The label emerged in the period when YouTube channels, digital singles and tightly branded compilations were reshaping how dance music reached audiences. Monstercat became especially visible through a release model built around frequent uploads, visual identity, and a direct relationship with listeners who often discovered tracks online before encountering them in clubs.
Its catalogue is unusually broad for a label so strongly identified with a single brand. Across the 2010s and beyond, Monstercat released music spanning electro, complextro, dubstep, drumstep, drum & bass, trap, future bass, house, trance and related crossover forms. That breadth helped it function less like a narrowly defined scene imprint and more like a hub for digitally native EDM and bass culture.
For breakbeat audiences, Monstercat's relevance lies less in a pure breaks lineage than in its role within the wider bass continuum. Artists associated with the label have worked with broken-beat structures, drumstep energy, halftime pressure and D&B-informed programming, placing the imprint in dialogue with adjacent scenes even when its core identity remained broader than breakbeat proper.
A number of producers became closely associated with the label's rise, including Pegboard Nerds, Tristam, Feint, Noisestorm, Stonebank, RIOT, Koven and Tokyo Machine.
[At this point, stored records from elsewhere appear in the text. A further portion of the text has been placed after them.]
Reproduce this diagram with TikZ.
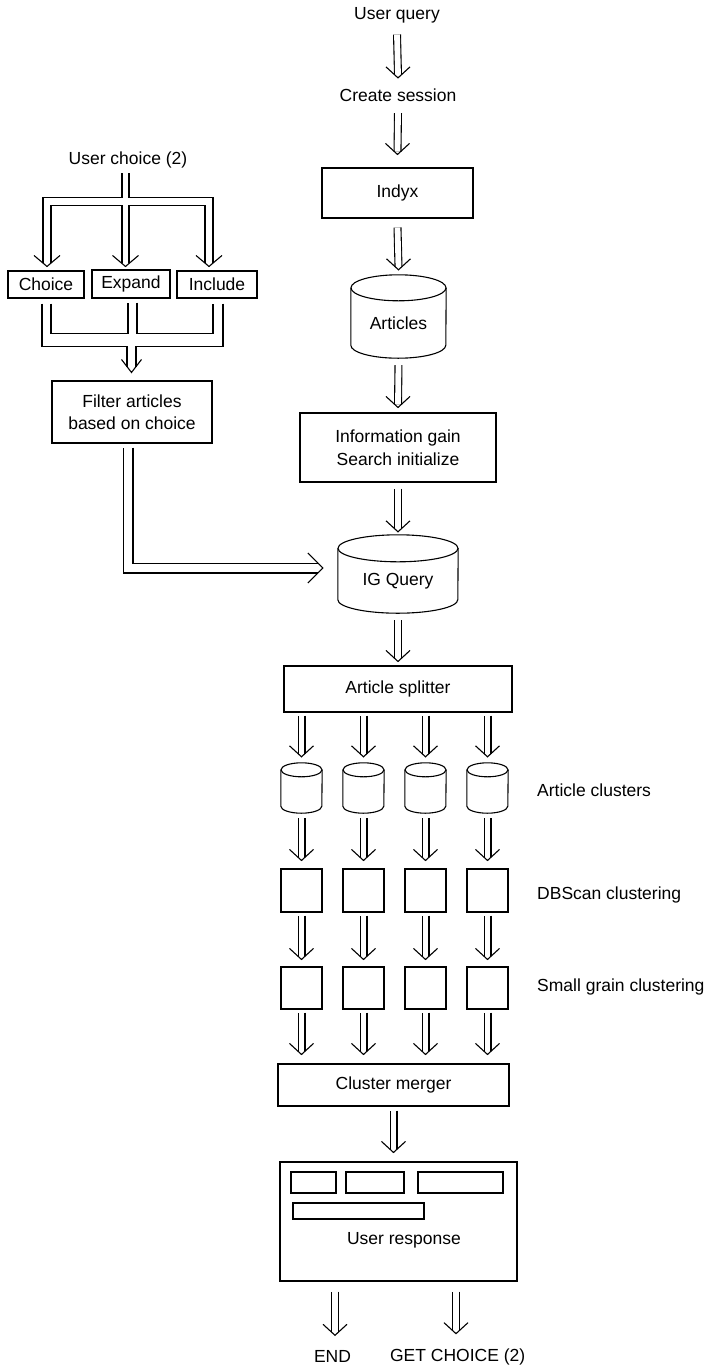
\documentclass[tikz,border=0pt]{standalone}
\usepackage{fontspec}
\setmainfont{Liberation Sans}
\usetikzlibrary{calc}

\tikzset{
  outline/.style={draw=black, line width=1.1pt},
  box/.style={outline, rectangle, inner sep=0pt, align=center},
  plain/.style={inner sep=0pt, align=center},
  drumbody/.style={rectangle, inner sep=0pt, align=center},
  dbl/.style={draw=black, line width=1.1pt, double=white, double distance=5.8pt},
  widedbl/.style={dbl, double distance=8.8pt},
  vee/.style={draw=black, line width=1.1pt, line join=miter},
}

% cylinder outline around a node: #1 node, #2 x radius, #3 y radius of the end caps
\newcommand\drum[3]{%
  \draw[outline] (#1.north) ellipse [x radius=#2pt, y radius=#3pt];
  \draw[outline] (#1.north west) -- ($(#1.south west)+(0,-#3)$)
    arc[start angle=180, end angle=360, x radius=#2pt, y radius=#3pt]
    -- (#1.north east);
}
% open arrow head pointing down: #1 tip, #2 half width, #3 height
\newcommand\vhead[3]{\draw[vee] ($(#1)+(-#2,-#3)$) -- (#1) -- ($(#1)+(#2,-#3)$);}
% double-line flow downwards: #1 source point, #2 gap below it, #3 target point, #4 gap above it
\newcommand\flow[4]{%
  \draw[dbl] ($(#1)+(0,#2)$) -- ($(#3)+(0,-#4-3)$);
  \draw[vee] ($(#3)+(-12,-#4-11)$) -- ($(#3)+(0,-#4)$) -- ($(#3)+(12,-#4-11)$);
}

\begin{document}
\begin{tikzpicture}[x=1pt, y=-1pt, font=\fontsize{17.5}{22}\selectfont]
\useasboundingbox (0,0) rectangle (708,1369);

% ---------------- main column ----------------
\node[plain] (uq) at (397,15.5) {User query};
\node[plain] (cs) at (398,95.5) {Create session};
\node[box, minimum width=151pt, minimum height=50pt] (indyx) at (397.5,193) {Indyx};
\node[drumbody, minimum width=95pt, minimum height=70pt] (art) at (398.5,323) {Articles};
\drum{art}{47.5}{13}
\node[box, minimum width=196pt, minimum height=69pt, font=\fontsize{17.5}{23}\selectfont]
  (info) at (398,447.5) {Information gain\\Search initialize};
\node[drumbody, minimum width=120pt, minimum height=64.5pt] (igq) at (398,580.75) {IG Query};
\drum{igq}{60}{13.5}
\node[box, minimum width=228pt, minimum height=46pt] (split) at (398,689) {Article splitter};

\flow{uq.south}{11}{cs.north}{11}
\flow{cs.south}{11}{indyx.north}{13}
\flow{indyx.south}{9}{art.north}{18}
\flow{art.south}{7}{info.north}{5}
\flow{info.south}{6}{igq.north}{16.5}
\flow{igq.south}{7}{split.north}{4}

% ---------------- four parallel branches ----------------
\foreach \i/\x in {1/301.5, 2/363.5, 3/425.5, 4/487.5} {
  \node[drumbody, minimum width=41pt, minimum height=43pt] (c\i) at (\x,791.5) {};
  \drum{c\i}{20.5}{7}
  \node[box, minimum width=41pt, minimum height=43pt] (db\i) at (\x,890.5) {};
  \node[box, minimum width=41pt, minimum height=42pt] (sg\i) at (\x,988) {};
}
\node[plain, anchor=west] (lclust) at (537,790) {Article clusters};
\node[plain, anchor=west] (ldbs) at (537,894.5) {DBScan clustering};
\node[plain, anchor=west] (lsmall) at (537,986.5) {Small grain clustering};

\node[box, minimum width=231pt, minimum height=42pt] (merge) at (393.5,1085) {Cluster merger};

\foreach \i in {1,2,3,4} {
  \flow{c\i |- split.south}{3}{c\i.north}{13}
  \flow{c\i.south}{5}{db\i.north}{8}
  \flow{db\i.south}{3}{sg\i.north}{7}
  \flow{sg\i.south}{3}{sg\i |- merge.north}{9}
}

% ---------------- user response ----------------
\node[box, minimum width=237pt, minimum height=119pt] (resp) at (398.5,1221.5) {};
\node[box, minimum width=45pt, minimum height=21pt] (r1) at (313.5,1182.5) {};
\node[box, minimum width=58pt, minimum height=21pt] (r2) at (375,1182.5) {};
\node[box, minimum width=85pt, minimum height=21pt] (r3) at (460.5,1182.5) {};
\node[box, minimum width=131pt, minimum height=16pt] (r4) at (358.5,1211) {};
\node[plain] (resptext) at (404,1240.5) {User response};
\node[plain] (endt) at (332.5,1356.5) {END};
\node[plain] (gc) at (457.7,1357) {GET CHOICE (2)};

\flow{merge.south}{4}{merge.south |- resp.north}{9}
\coordinate (e0) at ($(endt.north)+(2.5,0)$);
\coordinate (g0) at ($(gc.north)+(-1.7,0)$);
\flow{e0 |- resp.south}{10}{e0}{15}
\flow{g0 |- resp.south}{10}{g0}{15}

% ---------------- user choice branch ----------------
\node[plain] (uc) at (128,160) {User choice (2)};
\node[box, minimum width=76pt, minimum height=27pt] (choice) at (46,284.5) {Choice};
\node[box, minimum width=78pt, minimum height=28pt] (expand) at (131,284) {Expand};
\node[box, minimum width=80pt, minimum height=27pt] (include) at (217,284.5) {Include};
\node[box, minimum width=160pt, minimum height=62pt] (filter) at (132,412)
  {Filter articles\\based on choice};

% fork from the user choice into three options
\coordinate (fs) at ($(uc.south)+(-2.5,5)$);
\coordinate (fj) at ($(fs)+(0,28)$);
\coordinate (tL) at ($(choice.north)+(1,-4)$);
\coordinate (tM) at ($(expand.north)+(-5.5,-3)$);
\coordinate (tR) at ($(include.north)+(-8,-4)$);
\draw[outline] ($(fs)+(-3.5,0)$) -- ($(fj)+(-3.5,-4)$) -- ($(fj -| tL)+(-4,-4)$) -- ($(tL)+(-4,-3)$);
\draw[outline] ($(fs)+(3.5,0)$) -- ($(fj)+(3.5,-4)$) -- ($(fj -| tR)+(4,-4)$) -- ($(tR)+(4,-3)$);
\draw[outline] ($(tL)+(4,-3)$) -- ($(fj -| tL)+(4,4)$) -- ($(fj)+(-3.5,4)$) -- ($(tM)+(-3.5,-3)$);
\draw[outline] ($(tM)+(3.5,-3)$) -- ($(fj)+(3.5,4)$) -- ($(fj -| tR)+(-4,4)$) -- ($(tR)+(-4,-3)$);
\vhead{tL}{13}{11}
\vhead{tM}{13}{11}
\vhead{tR}{13}{11}

% merge of the three options into the filter
\coordinate (mo) at ($(filter.north)+(-0.5,-8)$);
\coordinate (mj) at ($(mo)+(0,-32.5)$);
\coordinate (bL) at ($(choice.south)+(0.5,5)$);
\coordinate (bM) at ($(expand.south)+(1.5,4)$);
\coordinate (bR) at ($(include.south)+(1,5)$);
\draw[outline] ($(bL)+(-4.5,0)$) -- ($(bL |- mj)+(-4.5,6.2)$) -- ($(mj)+(-4.5,6.2)$) -- ($(mo)+(-4.5,-5)$);
\draw[outline] ($(bR)+(5,0)$) -- ($(bR |- mj)+(5,6.2)$) -- ($(mj)+(4.5,6.2)$) -- ($(mo)+(4.5,-5)$);
\draw[outline] ($(bL)+(4.5,0)$) -- ($(bL |- mj)+(4.5,-6.2)$) -- ($(bM |- mj)+(-4.5,-6.2)$) -- ($(bM)+(-4.5,0)$);
\draw[outline] ($(bM)+(4.5,0)$) -- ($(bM |- mj)+(4.5,-6.2)$) -- ($(bR |- mj)+(-5,-6.2)$) -- ($(bR)+(-5,0)$);
\vhead{mo}{10}{13}

% filtered articles feed the IG query
\draw[widedbl] ($(filter.south)+(-4,4)$) |- ($(igq.west)+(-20,-12.75)$);
\draw[vee] ($(igq.west)+(-30,-27.75)$) -- ($(igq.west)+(-15,-12.75)$) -- ($(igq.west)+(-30,2.25)$);
\end{tikzpicture}
\end{document}
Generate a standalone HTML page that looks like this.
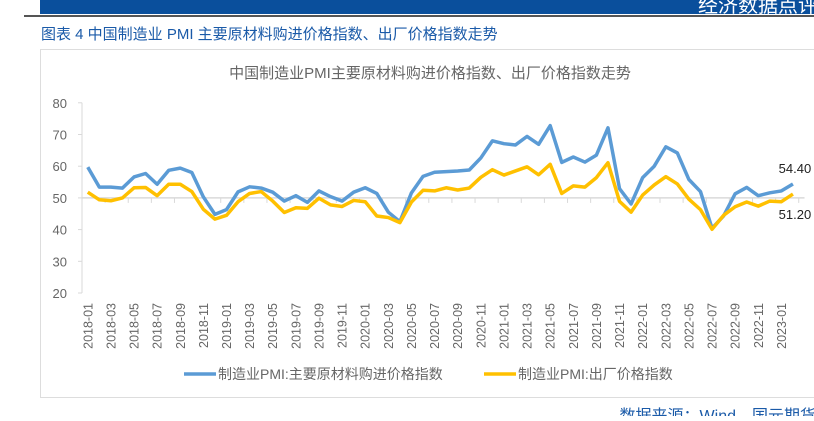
<!DOCTYPE html>
<html><head><meta charset="utf-8"><style>
body{margin:0;width:814px;height:416px;background:#fff;overflow:hidden;font-family:"Liberation Sans","Noto Sans CJK SC",sans-serif;}
</style></head><body>
<svg width="814" height="416" xmlns="http://www.w3.org/2000/svg" font-family="Liberation Sans, Noto Sans CJK SC, sans-serif">
<rect x="40" y="0" width="774" height="14" fill="#0a4f9c"/>
<text x="818" y="12" font-size="20" fill="#fff" text-anchor="end">经济数据点评</text>
<rect x="24" y="15" width="790" height="2" fill="#555"/>
<text x="41" y="39" font-size="15" fill="#1a5aa8">图表 4  中国制造业 PMI 主要原材料购进价格指数、出厂价格指数走势</text>
<rect x="40.5" y="49.5" width="790" height="348" fill="none" stroke="#ddd"/>
<text x="430" y="78" font-size="15" fill="#666" text-anchor="middle">中国制造业PMI主要原材料购进价格指数、出厂价格指数走势</text>
<g id="plot"></g>
<g>
<line x1="184" y1="374" x2="216" y2="374" stroke="#5b9bd5" stroke-width="3.5"/>
<text x="218" y="379" font-size="14" fill="#666">制造业PMI:主要原材料购进价格指数</text>
<line x1="484" y1="374" x2="516" y2="374" stroke="#ffc000" stroke-width="3.5"/>
<text x="518" y="379" font-size="14" fill="#666">制造业PMI:出厂价格指数</text>
</g>
<text x="816" y="421" font-size="16" fill="#1a5aa8" text-anchor="end">数据来源：Wind，国元期货</text>
</svg>
<script>
const inputPrice=[59.7,53.4,53.4,53.1,56.6,57.7,54.3,58.7,59.4,58.0,50.3,44.8,46.3,51.9,53.5,53.1,51.8,49.0,50.7,48.6,52.2,50.4,49.0,51.8,53.2,51.4,45.5,42.5,51.6,56.8,58.1,58.3,58.5,58.8,62.6,68.0,67.1,66.7,69.4,66.9,72.8,61.2,62.9,61.3,63.5,72.1,52.9,48.1,56.4,60.0,66.1,64.2,55.8,52.0,40.4,44.3,51.3,53.3,50.7,51.6,52.2,54.4];
const outputPrice=[51.8,49.4,49.1,50.0,53.2,53.3,50.7,54.3,54.3,52.0,46.4,43.3,44.5,48.8,51.4,52.0,49.0,45.4,46.9,46.7,49.9,47.8,47.3,49.2,48.8,44.3,43.8,42.2,48.7,52.4,52.2,53.2,52.5,53.1,56.5,58.9,57.2,58.5,59.8,57.3,60.6,51.4,53.8,53.4,56.4,61.1,48.9,45.5,50.9,54.1,56.7,54.4,49.6,46.3,40.1,44.5,47.2,48.7,47.4,49.0,48.8,51.2];
const yTicks=[20,30,40,50,60,70,80];
const startYear=2018,startMonth=1;
const NS='http://www.w3.org/2000/svg';
const g=document.getElementById('plot');
const X0=82,W=11.56,Y20=293,PER=3.17;
const x=i=>X0+(i+0.5)*W;
const y=v=>Y20-(v-20)*PER;
function mk(t,a){const e=document.createElementNS(NS,t);for(const k in a)e.setAttribute(k,a[k]);g.appendChild(e);return e;}
const yax=mk('line',{x1:X0,y1:y(80),x2:X0,y2:y(20),stroke:'#d9d9d9'});


const n=inputPrice.length;
const grid=mk('line',{x1:X0,y1:y(50),x2:X0+(n+0.5)*W,y2:y(50),stroke:'#d9d9d9','stroke-width':1.5});


yTicks.forEach(v=>{
 const t=mk('line',{x1:X0-4,y1:y(v),x2:X0,y2:y(v),stroke:'#d9d9d9'});
 
 
 const l=mk('text',{x:X0-15,y:y(v)+5,'font-size':13,fill:'#666','text-anchor':'end'});
 l.textContent=v;
 
 
});
for(let i=0;i<=n;i+=2){
 const t=mk('line',{x1:X0+i*W,y1:y(50),x2:X0+i*W,y2:y(50)+5,stroke:'#d9d9d9'});
 
 
}
for(let i=0;i<n;i+=2){
 const m=startMonth-1+i, yr=startYear+Math.floor(m/12), mo=m%12+1;
 const l=mk('text',{x:0,y:0,'font-size':12.5,fill:'#666','text-anchor':'end',transform:`translate(${x(i)+4.5},303) rotate(-90)`});
 l.textContent=yr+'-'+(mo<10?'0':'')+mo;
 
 
}
function line(arr,col,name){
 const p=mk('polyline',{points:arr.map((v,i)=>x(i)+','+y(v)).join(' '),fill:'none',stroke:col,'stroke-width':3.5,'stroke-linejoin':'round'});
 
 
}
line(inputPrice,'#5b9bd5','series-input-price');
line(outputPrice,'#ffc000','series-output-price');
const l1=mk('text',{x:x(n-1)+2,y:y(inputPrice[n-1])-11,'font-size':13,fill:'#222','text-anchor':'middle'});
l1.textContent=inputPrice[n-1].toFixed(2);


const l2=mk('text',{x:x(n-1)+2,y:y(outputPrice[n-1])+25,'font-size':13,fill:'#222','text-anchor':'middle'});
l2.textContent=outputPrice[n-1].toFixed(2);


</script>
</body></html>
These names reflect the label's hybrid identity: part festival EDM, part gaming soundtrack culture, part bass-music pipeline for a global online audience.
Monstercat also became known for compilation sequencing and branded series that helped define eras of its catalogue. Early numbered compilations were central to its identity, while later brand divisions such as Uncaged, Instinct and Silk clarified different strands of the roster, from heavier bass material to more melodic and progressive directions.
Its relationship with club culture is somewhat different from that of older underground labels built around dubplate circulation, pirate radio or a local city scene. Monstercat's ecosystem has been more strongly tied to streaming platforms, esports and game-related communities, sync-friendly releases, and a fan culture that often treats the label itself as a discovery engine.
That said, the label has still played a meaningful role in normalising bass-heavy electronic music for listeners who might then move outward into more specialised scenes. For some audiences, Monstercat served as an entry point toward drum & bass, break-driven hybrids and other harder-edged forms that sit near the breakbeat family tree.
The catalogue's scale and stylistic spread can make it difficult to summarise through a single sound. A more accurate reading is that Monstercat built a durable editorial framework for contemporary electronic music in the digital era: fast release turnover, strong visual branding, playlist and platform fluency, and a roster able to move between pop-facing accessibility and club-weight production.
Within the memory of 2010s electronic music, Monstercat occupies a distinct place as one of the most recognisable independent dance labels of the streaming age. Its legacy is tied not only to individual tracks, but to a model of label identity that connected producers, gamers, online communities and bass-oriented listeners across genre boundaries.